Gisèle Pelicot érigée en icône mondiale de la lutte contre les violences faites aux femmes
Point commun au traitement international de cette affaire : la figure de Gisèle Pelicot qui par-delà son statut de victime a été rapidement érigée en combattante féministe. « Gisèle Pélicot, nouvelle Marianne », titre El Pais « Nouvelle icône française » pour Die Zeit qui estime qu’en matière de lutte contre les violences faites aux femmes, « le courage de Gisèle Pelicot pourrait réaliser quelque chose que même la Commission européenne et le Parlement européen n’ont pas pu faire ».
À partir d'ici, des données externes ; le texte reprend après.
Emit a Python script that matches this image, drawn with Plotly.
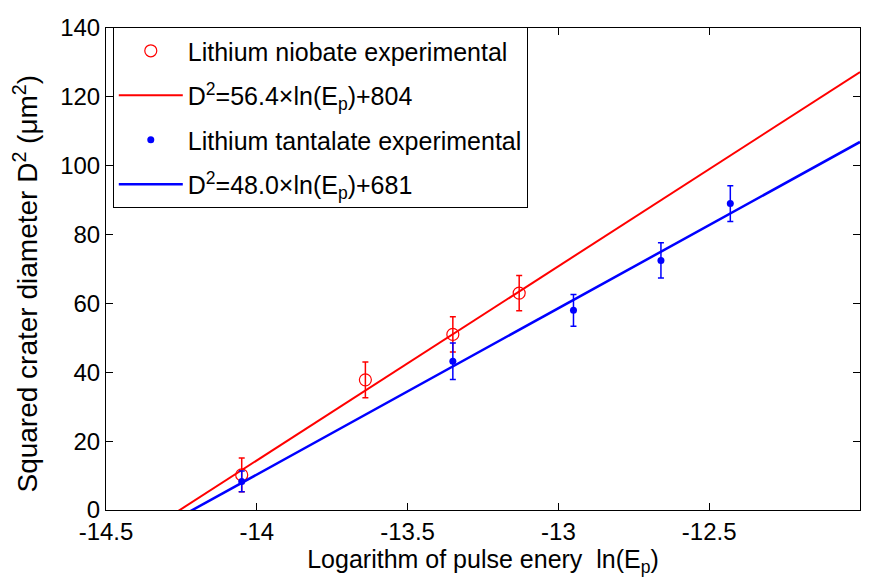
import numpy as np
import plotly.graph_objects as go

# Data
ln_x = [-14.05, -13.64, -13.35, -13.13]
ln_y = [10.2, 37.8, 51.0, 63.0]
ln_err = [4.9, 5.2, 5.1, 5.1]

lt_x = [-14.05, -13.35, -12.95, -12.66, -12.43]
lt_y = [8.3, 43.2, 58.0, 72.5, 89.0]
lt_err = [3.0, 5.3, 4.6, 5.1, 5.2]

# fit lines (slope, intercept)
ln_fit = (56.4, 804.0)
lt_fit = (48.3, 686.5)

x_range = [-14.5, -12]
y_range = [0, 140]
x_ticks = [-14.5, -14, -13.5, -13, -12.5, -12]
x_ticklabels = ["-14.5", "-14", "-13.5", "-13", "-12.5", "-12"]
y_ticks = [0, 20, 40, 60, 80, 100, 120, 140]

RED = "#ff0000"
BLUE = "#0000ff"
FONT = "Liberation Sans, Arial, sans-serif"

xl = np.linspace(-14.35, x_range[1], 200)

fig = go.Figure()
fig.add_trace(go.Scatter(
    x=ln_x, y=ln_y, mode="markers",
    name="Lithium niobate experimental",
    marker=dict(symbol="circle-open", size=12, color=RED, line=dict(width=1.2, color=RED)),
    error_y=dict(type="data", array=ln_err, color=RED, thickness=1.5, width=3),
    legendgroup="a", cliponaxis=False,
))
fig.add_trace(go.Scatter(
    x=xl, y=ln_fit[0] * xl + ln_fit[1], mode="lines",
    name="D<sup>2</sup>=56.4×ln(E<sub>p</sub>)+804",
    line=dict(color=RED, width=2), legendgroup="b",
))
fig.add_trace(go.Scatter(
    x=lt_x, y=lt_y, mode="markers",
    name="Lithium tantalate experimental",
    marker=dict(symbol="circle", size=7, color=BLUE),
    error_y=dict(type="data", array=lt_err, color=BLUE, thickness=1.5, width=3),
    legendgroup="c", cliponaxis=False,
))
fig.add_trace(go.Scatter(
    x=xl, y=lt_fit[0] * xl + lt_fit[1], mode="lines",
    name="D<sup>2</sup>=48.0×ln(E<sub>p</sub>)+681",
    line=dict(color=BLUE, width=2.5), legendgroup="d",
))

axis_common = dict(
    showgrid=False, zeroline=False, showline=True, linecolor="black", linewidth=1,
    mirror="ticks", ticks="inside", ticklen=7, tickcolor="black",
    tickfont=dict(family=FONT, size=24, color="black"),
)
fig.update_xaxes(range=x_range, tickvals=x_ticks, ticktext=x_ticklabels,
                 title=dict(text="Logarithm of pulse enery  ln(E<sub>p</sub>)",
                            font=dict(family=FONT, size=25, color="black"), standoff=6),
                 **axis_common)
fig.update_yaxes(range=y_range, tickvals=y_ticks, **axis_common)

fig.add_annotation(
    text="Squared crater diameter D<sup>2</sup> (μm<sup>2</sup>)",
    xref="paper", yref="paper", x=-0.106, y=0.47, xanchor="center", yanchor="middle",
    textangle=-90, showarrow=False,
    font=dict(family=FONT, size=28, color="black"),
)

fig.update_layout(
    width=875, height=585,
    margin=dict(l=106, r=15, t=28, b=75),
    paper_bgcolor="white", plot_bgcolor="white",
    showlegend=True,
    legend=dict(
        x=0.009, y=1.002, xanchor="left", yanchor="top",
        bgcolor="white", bordercolor="black", borderwidth=1,
        font=dict(family=FONT, size=25, color="black"),
        itemwidth=64, tracegroupgap=9, traceorder="grouped",
    ),
)

fig.write_html("out.html")
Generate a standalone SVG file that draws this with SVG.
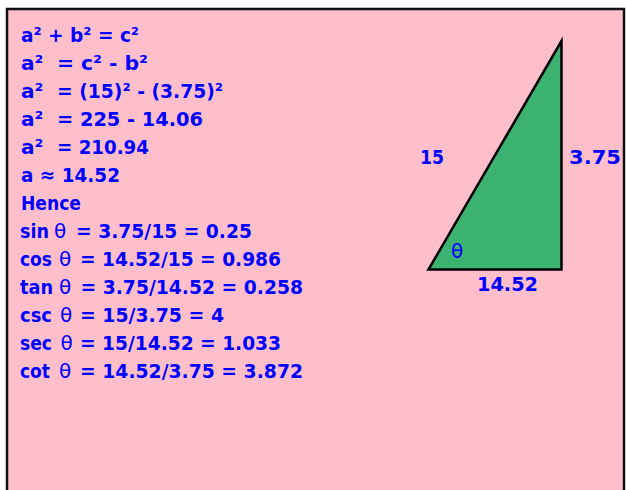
<svg xmlns="http://www.w3.org/2000/svg" width="626" height="490" viewBox="0 0 626 490">
<style>
  .t { font-family: "DejaVu Sans", "Liberation Sans", sans-serif; font-weight: bold; font-size: 20px; fill: #0000ff; }
  .th { font-family: "DejaVu Sans", "Liberation Sans", sans-serif; font-weight: normal; font-size: 20px; fill: #0000ff; }
</style>
<rect id="frame" x="7" y="9" width="617" height="495" fill="#ffbfca" stroke="#111" stroke-width="2.5"/>
<g id="working">
  <text class="t" x="21" y="42" textLength="118" lengthAdjust="spacingAndGlyphs">a² + b² = c²</text>
  <text class="t" x="21" y="70">a²</text>
  <text class="t" x="57" y="70" textLength="91" lengthAdjust="spacingAndGlyphs">= c² - b²</text>
  <text class="t" x="21" y="98">a²</text>
  <text class="t" x="57" y="98" textLength="166" lengthAdjust="spacingAndGlyphs">= (15)² - (3.75)²</text>
  <text class="t" x="21" y="126">a²</text>
  <text class="t" x="57" y="126" textLength="146" lengthAdjust="spacingAndGlyphs">= 225 - 14.06</text>
  <text class="t" x="21" y="154">a²</text>
  <text class="t" x="57" y="154" textLength="92" lengthAdjust="spacingAndGlyphs">= 210.94</text>
  <text class="t" x="21" y="182" textLength="99" lengthAdjust="spacingAndGlyphs">a ≈ 14.52</text>
  <text class="t" x="21" y="210" textLength="60" lengthAdjust="spacingAndGlyphs">Hence</text>
</g>
<g id="ratios">
  <text class="t" x="20" y="238" textLength="29" lengthAdjust="spacingAndGlyphs">sin</text>
  <text class="th" x="54" y="238">θ</text>
  <text class="t" x="76" y="238" textLength="176" lengthAdjust="spacingAndGlyphs">= 3.75/15 = 0.25</text>
  <text class="t" x="20" y="266" textLength="32" lengthAdjust="spacingAndGlyphs">cos</text>
  <text class="th" x="59" y="266">θ</text>
  <text class="t" x="80" y="266" textLength="201" lengthAdjust="spacingAndGlyphs">= 14.52/15 = 0.986</text>
  <text class="t" x="20" y="294" textLength="33" lengthAdjust="spacingAndGlyphs">tan</text>
  <text class="th" x="59" y="294">θ</text>
  <text class="t" x="80.5" y="294" textLength="222.5" lengthAdjust="spacingAndGlyphs">= 3.75/14.52 = 0.258</text>
  <text class="t" x="20" y="322" textLength="32" lengthAdjust="spacingAndGlyphs">csc</text>
  <text class="th" x="60" y="322">θ</text>
  <text class="t" x="80" y="322" textLength="144" lengthAdjust="spacingAndGlyphs">= 15/3.75 = 4</text>
  <text class="t" x="20" y="350" textLength="32" lengthAdjust="spacingAndGlyphs">sec</text>
  <text class="th" x="60.5" y="350">θ</text>
  <text class="t" x="80" y="350" textLength="201" lengthAdjust="spacingAndGlyphs">= 15/14.52 = 1.033</text>
  <text class="t" x="20" y="378" textLength="30" lengthAdjust="spacingAndGlyphs">cot</text>
  <text class="th" x="59" y="378">θ</text>
  <text class="t" x="80" y="378" textLength="223" lengthAdjust="spacingAndGlyphs">= 14.52/3.75 = 3.872</text>
</g>
<g id="triangle">
  <polygon points="428.5,269.5 561.5,41 561.5,269.5" fill="#3cb371" stroke="#000" stroke-width="2.5" stroke-linejoin="miter"/>
  <text class="th" x="451" y="258" font-size="21">θ</text>
</g>
<g id="labels">
  <text class="t" x="420" y="164" textLength="24" lengthAdjust="spacingAndGlyphs">15</text>
  <text class="t" x="569" y="164" textLength="52" lengthAdjust="spacingAndGlyphs">3.75</text>
  <text class="t" x="477" y="291" textLength="61" lengthAdjust="spacingAndGlyphs">14.52</text>
</g>
</svg>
« Elle a fait à plusieurs reprises la Une des journaux, à chaque étape importante du procès. Aujourd’hui, tous les Espagnols savent qui est Gisèle Pelicot », assure Juan Jose Dorado. « Elle est devenue un phénomène social », résume El Mundo. Gisèle Pelicot est même rentrée dans la liste des 100 femmes les plus influentes de l’année 2024 publiée par la BBC. « En renonçant à son droit à l’anonymat et en permettant que son histoire soit diffusée dans le monde entier, Gisèle Pelicot est devenue un symbole de courage et de résilience », salue le radiodiffuseur britannique.
« Elle a commencé par dissimuler son regard derrière des lunettes de soleil, qu’elle a fini par enlever. Aujourd’hui, ce sont les accusés qui essayent de cacher leurs visages dans la salle d’audience. Sa façon d’être, sa manière de s’exprimer, toujours très clairement, suscitent l’admiration. Mais peut-être que les médias ont aussi cherché à avoir une icône et ont participé à la construction de cette image », décrypte Birgit Holzer. « Avec une simple décision, elle a bouleversé la dynamique #MeToo », constate le New York Times qui lui consacre un podcast.
« Aujourd’hui, tous les Espagnols savent qui est Gisèle Pelicot », assure Juan Jose Dorado. « Ce qui est très touchant en Italie, c’est de voir dans les commentaires sous nos articles ou sur les réseaux sociaux qu’énormément de femmes assez âgées se sont identifiées à elle. Elle a permis au mouvement #MeToo de toucher une génération qui n’a jamais osé prendre la parole pour des questions d’éducation et de conservatisme », constate Eva Moreletto.